## TASK DESCRIPTION
Reproduce every line of the material below, but drop the pictures.

## MATERIAL

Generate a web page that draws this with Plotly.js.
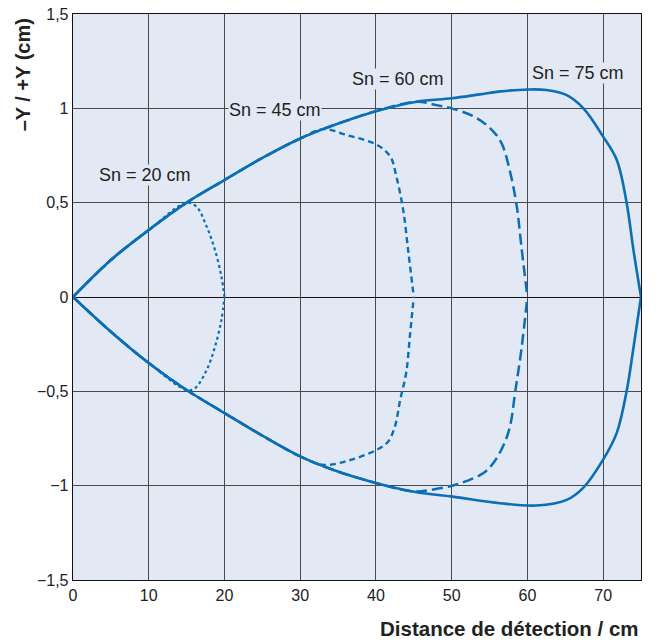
<!DOCTYPE html>
<html>
<head>
<meta charset="utf-8">
<script src="https://cdn.plot.ly/plotly-3.0.1.min.js"></script>
<style>html,body{margin:0;padding:0;background:#fff;}#chart{width:659px;height:642px;}</style>
</head>
<body>
<div id="chart"></div>
<script>
// Sn = 75 cm (solid)
const sn75_upper_x = [0, 5, 10, 15, 20, 25, 30, 33, 36.5, 40, 45.4, 50, 53.7, 56.5, 60.1, 62.5, 65.2, 67.4, 70, 71.8, 73.1, 74, 75];
const sn75_upper_y = [0, 0.196, 0.355, 0.5, 0.62, 0.737, 0.84, 0.89, 0.94, 0.985, 1.035, 1.053, 1.074, 1.09, 1.10, 1.097, 1.07, 1.0, 0.85, 0.726, 0.5, 0.25, 0];
const sn75_lower_x = [0, 5, 10, 15, 20, 25, 30, 34.4, 40.1, 45.4, 50.1, 56.4, 61.2, 65.2, 67.4, 70, 71.8, 73.1, 74, 75];
const sn75_lower_y = [0, -0.184, -0.35, -0.493, -0.615, -0.735, -0.845, -0.917, -0.987, -1.035, -1.058, -1.093, -1.105, -1.075, -1.01, -0.862, -0.72, -0.5, -0.27, 0];
// Sn = 60 cm (long dashes)
const sn60_upper_x = [0, 5, 10, 15, 20, 25, 30, 33, 36.5, 40, 45.4, 48, 50, 52.9, 55.1, 56.6, 57.7, 58.6, 59.2, 60];
const sn60_upper_y = [0, 0.196, 0.355, 0.5, 0.62, 0.737, 0.84, 0.89, 0.94, 0.985, 1.035, 1.017, 1.0, 0.957, 0.894, 0.814, 0.665, 0.48, 0.27, 0];
const sn60_lower_x = [0, 5, 10, 15, 20, 25, 30, 34.4, 40.1, 44.9, 47.6, 50.1, 52, 54.2, 55.5, 56.8, 57.7, 58.4, 59.2, 60];
const sn60_lower_y = [0, -0.184, -0.35, -0.493, -0.615, -0.735, -0.845, -0.917, -0.987, -1.03, -1.02, -1.0, -0.975, -0.933, -0.88, -0.79, -0.686, -0.5, -0.28, 0];
// Sn = 45 cm (short dashes)
const sn45_upper_x = [0, 5, 10, 15, 20, 25, 30, 33, 36.1, 40.1, 41.9, 42.7, 43.6, 44.3, 45];
const sn45_upper_y = [0, 0.196, 0.355, 0.5, 0.62, 0.737, 0.84, 0.89, 0.859, 0.807, 0.744, 0.638, 0.461, 0.232, 0];
const sn45_lower_x = [0, 5, 10, 15, 20, 25, 30, 33.1, 36.6, 40.1, 41.6, 42.5, 43.2, 44.0, 44.5, 45];
const sn45_lower_y = [0, -0.184, -0.35, -0.493, -0.615, -0.735, -0.845, -0.89, -0.864, -0.81, -0.767, -0.687, -0.546, -0.40, -0.2, 0];
// Sn = 20 cm (dotted)
const sn20_upper_x = [0, 5, 10, 15, 16.3, 17.65, 18.75, 19.6, 20];
const sn20_upper_y = [0, 0.196, 0.355, 0.5, 0.479, 0.373, 0.249, 0.108, 0];
const sn20_lower_x = [0, 5, 10, 15, 16.1, 17.65, 18.75, 19.6, 20];
const sn20_lower_y = [0, -0.184, -0.35, -0.493, -0.484, -0.387, -0.263, -0.122, 0];

const curve_labels = ["Sn = 20 cm", "Sn = 45 cm", "Sn = 60 cm", "Sn = 75 cm"];
const label_x = [9.5, 26.7, 42.9, 66.7];
const label_y = [0.646, 0.99, 1.155, 1.187];

const x_tickvals = [0, 10, 20, 30, 40, 50, 60, 70];
const x_ticktext = ["0", "10", "20", "30", "40", "50", "60", "70"];
const y_tickvals = [1.5, 1, 0.5, 0, -0.5, -1, -1.5];
const y_ticktext = ["1,5", "1", "0,5", "0", "\u22120,5", "\u22121", "\u22121,5"];

const C = "#0a6fb5";
const BG = "#e2e9f5";
const FONT = "Liberation Sans, Arial, sans-serif";
function tr(x, y, dash, w) {
  return {x: x, y: y, type: "scatter", mode: "lines", hoverinfo: "skip",
    line: {color: C, width: w, dash: dash, shape: "spline", smoothing: 1}, showlegend: false};
}
const data = [
  tr(sn20_upper_x, sn20_upper_y, "3px,3px", 2.2),
  tr(sn20_lower_x, sn20_lower_y, "3px,3px", 2.2),
  tr(sn45_upper_x, sn45_upper_y, "6px,4px", 2.4),
  tr(sn45_lower_x, sn45_lower_y, "6px,4px", 2.4),
  tr(sn60_upper_x, sn60_upper_y, "11px,5px", 2.5),
  tr(sn60_lower_x, sn60_lower_y, "11px,5px", 2.5),
  tr(sn75_upper_x, sn75_upper_y, "solid", 2.6),
  tr(sn75_lower_x, sn75_lower_y, "solid", 2.6)
];

const annotations = curve_labels.map((t, i) => ({
  x: label_x[i], y: label_y[i], xref: "x", yref: "y", text: t, showarrow: false,
  font: {family: FONT, size: 18, color: "#222"},
  bgcolor: BG, borderpad: 0
}));
annotations.push({
  xref: "paper", yref: "paper", x: 1.0, y: -0.062, xanchor: "right", yanchor: "top",
  text: "<b>Distance de détection / cm</b>", showarrow: false,
  font: {family: FONT, size: 20.5, color: "#222"}
});
annotations.push({
  xref: "paper", yref: "paper", x: -0.088, y: 0.995, xanchor: "center", yanchor: "top",
  textangle: -90, text: "<b>\u2013Y / +Y (cm)</b>", showarrow: false,
  font: {family: FONT, size: 20, color: "#222"}
});

const layout = {
  width: 659, height: 642,
  margin: {l: 73, r: 18, t: 14, b: 62},
  paper_bgcolor: "#ffffff", plot_bgcolor: BG,
  font: {family: FONT, size: 16, color: "#222"},
  xaxis: {range: [0, 75], tickvals: x_tickvals, ticktext: x_ticktext, showgrid: true,
    gridcolor: "#4a4a4a", gridwidth: 1, zeroline: false, showline: true, linecolor: "#111",
    linewidth: 1.3, mirror: true, ticks: "", fixedrange: true},
  yaxis: {range: [-1.5, 1.5], tickvals: y_tickvals, ticktext: y_ticktext, showgrid: true,
    gridcolor: "#4a4a4a", gridwidth: 1, zeroline: true, zerolinecolor: "#111", zerolinewidth: 1,
    showline: true, linecolor: "#111", linewidth: 1.3, mirror: true, ticks: "", fixedrange: true},
  annotations: annotations,
  showlegend: false
};
Plotly.newPlot("chart", data, layout, {staticPlot: true, displayModeBar: false});
</script>
</body>
</html>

## WRITTEN SOLUTION
Generate a web page that draws this with Plotly.js.
<!DOCTYPE html>
<html>
<head>
<meta charset="utf-8">
<script src="https://cdn.plot.ly/plotly-3.0.1.min.js"></script>
<style>html,body{margin:0;padding:0;background:#fff;}#chart{width:659px;height:642px;}</style>
</head>
<body>
<div id="chart"></div>
<script>
// Sn = 75 cm (solid)
const sn75_upper_x = [0, 5, 10, 15, 20, 25, 30, 33, 36.5, 40, 45.4, 50, 53.7, 56.5, 60.1, 62.5, 65.2, 67.4, 70, 71.8, 73.1, 74, 75];
const sn75_upper_y = [0, 0.196, 0.355, 0.5, 0.62, 0.737, 0.84, 0.89, 0.94, 0.985, 1.035, 1.053, 1.074, 1.09, 1.10, 1.097, 1.07, 1.0, 0.85, 0.726, 0.5, 0.25, 0];
const sn75_lower_x = [0, 5, 10, 15, 20, 25, 30, 34.4, 40.1, 45.4, 50.1, 56.4, 61.2, 65.2, 67.4, 70, 71.8, 73.1, 74, 75];
const sn75_lower_y = [0, -0.184, -0.35, -0.493, -0.615, -0.735, -0.845, -0.917, -0.987, -1.035, -1.058, -1.093, -1.105, -1.075, -1.01, -0.862, -0.72, -0.5, -0.27, 0];
// Sn = 60 cm (long dashes)
const sn60_upper_x = [0, 5, 10, 15, 20, 25, 30, 33, 36.5, 40, 45.4, 48, 50, 52.9, 55.1, 56.6, 57.7, 58.6, 59.2, 60];
const sn60_upper_y = [0, 0.196, 0.355, 0.5, 0.62, 0.737, 0.84, 0.89, 0.94, 0.985, 1.035, 1.017, 1.0, 0.957, 0.894, 0.814, 0.665, 0.48, 0.27, 0];
const sn60_lower_x = [0, 5, 10, 15, 20, 25, 30, 34.4, 40.1, 44.9, 47.6, 50.1, 52, 54.2, 55.5, 56.8, 57.7, 58.4, 59.2, 60];
const sn60_lower_y = [0, -0.184, -0.35, -0.493, -0.615, -0.735, -0.845, -0.917, -0.987, -1.03, -1.02, -1.0, -0.975, -0.933, -0.88, -0.79, -0.686, -0.5, -0.28, 0];
// Sn = 45 cm (short dashes)
const sn45_upper_x = [0, 5, 10, 15, 20, 25, 30, 33, 36.1, 40.1, 41.9, 42.7, 43.6, 44.3, 45];
const sn45_upper_y = [0, 0.196, 0.355, 0.5, 0.62, 0.737, 0.84, 0.89, 0.859, 0.807, 0.744, 0.638, 0.461, 0.232, 0];
const sn45_lower_x = [0, 5, 10, 15, 20, 25, 30, 33.1, 36.6, 40.1, 41.6, 42.5, 43.2, 44.0, 44.5, 45];
const sn45_lower_y = [0, -0.184, -0.35, -0.493, -0.615, -0.735, -0.845, -0.89, -0.864, -0.81, -0.767, -0.687, -0.546, -0.40, -0.2, 0];
// Sn = 20 cm (dotted)
const sn20_upper_x = [0, 5, 10, 15, 16.3, 17.65, 18.75, 19.6, 20];
const sn20_upper_y = [0, 0.196, 0.355, 0.5, 0.479, 0.373, 0.249, 0.108, 0];
const sn20_lower_x = [0, 5, 10, 15, 16.1, 17.65, 18.75, 19.6, 20];
const sn20_lower_y = [0, -0.184, -0.35, -0.493, -0.484, -0.387, -0.263, -0.122, 0];

const curve_labels = ["Sn = 20 cm", "Sn = 45 cm", "Sn = 60 cm", "Sn = 75 cm"];
const label_x = [9.5, 26.7, 42.9, 66.7];
const label_y = [0.646, 0.99, 1.155, 1.187];

const x_tickvals = [0, 10, 20, 30, 40, 50, 60, 70];
const x_ticktext = ["0", "10", "20", "30", "40", "50", "60", "70"];
const y_tickvals = [1.5, 1, 0.5, 0, -0.5, -1, -1.5];
const y_ticktext = ["1,5", "1", "0,5", "0", "\u22120,5", "\u22121", "\u22121,5"];

const C = "#0a6fb5";
const BG = "#e2e9f5";
const FONT = "Liberation Sans, Arial, sans-serif";
function tr(x, y, dash, w) {
  return {x: x, y: y, type: "scatter", mode: "lines", hoverinfo: "skip",
    line: {color: C, width: w, dash: dash, shape: "spline", smoothing: 1}, showlegend: false};
}
const data = [
  tr(sn20_upper_x, sn20_upper_y, "3px,3px", 2.2),
  tr(sn20_lower_x, sn20_lower_y, "3px,3px", 2.2),
  tr(sn45_upper_x, sn45_upper_y, "6px,4px", 2.4),
  tr(sn45_lower_x, sn45_lower_y, "6px,4px", 2.4),
  tr(sn60_upper_x, sn60_upper_y, "11px,5px", 2.5),
  tr(sn60_lower_x, sn60_lower_y, "11px,5px", 2.5),
  tr(sn75_upper_x, sn75_upper_y, "solid", 2.6),
  tr(sn75_lower_x, sn75_lower_y, "solid", 2.6)
];

const annotations = curve_labels.map((t, i) => ({
  x: label_x[i], y: label_y[i], xref: "x", yref: "y", text: t, showarrow: false,
  font: {family: FONT, size: 18, color: "#222"},
  bgcolor: BG, borderpad: 0
}));
annotations.push({
  xref: "paper", yref: "paper", x: 1.0, y: -0.062, xanchor: "right", yanchor: "top",
  text: "<b>Distance de détection / cm</b>", showarrow: false,
  font: {family: FONT, size: 20.5, color: "#222"}
});
annotations.push({
  xref: "paper", yref: "paper", x: -0.088, y: 0.995, xanchor: "center", yanchor: "top",
  textangle: -90, text: "<b>\u2013Y / +Y (cm)</b>", showarrow: false,
  font: {family: FONT, size: 20, color: "#222"}
});

const layout = {
  width: 659, height: 642,
  margin: {l: 73, r: 18, t: 14, b: 62},
  paper_bgcolor: "#ffffff", plot_bgcolor: BG,
  font: {family: FONT, size: 16, color: "#222"},
  xaxis: {range: [0, 75], tickvals: x_tickvals, ticktext: x_ticktext, showgrid: true,
    gridcolor: "#4a4a4a", gridwidth: 1, zeroline: false, showline: true, linecolor: "#111",
    linewidth: 1.3, mirror: true, ticks: "", fixedrange: true},
  yaxis: {range: [-1.5, 1.5], tickvals: y_tickvals, ticktext: y_ticktext, showgrid: true,
    gridcolor: "#4a4a4a", gridwidth: 1, zeroline: true, zerolinecolor: "#111", zerolinewidth: 1,
    showline: true, linecolor: "#111", linewidth: 1.3, mirror: true, ticks: "", fixedrange: true},
  annotations: annotations,
  showlegend: false
};
Plotly.newPlot("chart", data, layout, {staticPlot: true, displayModeBar: false});
</script>
</body>
</html>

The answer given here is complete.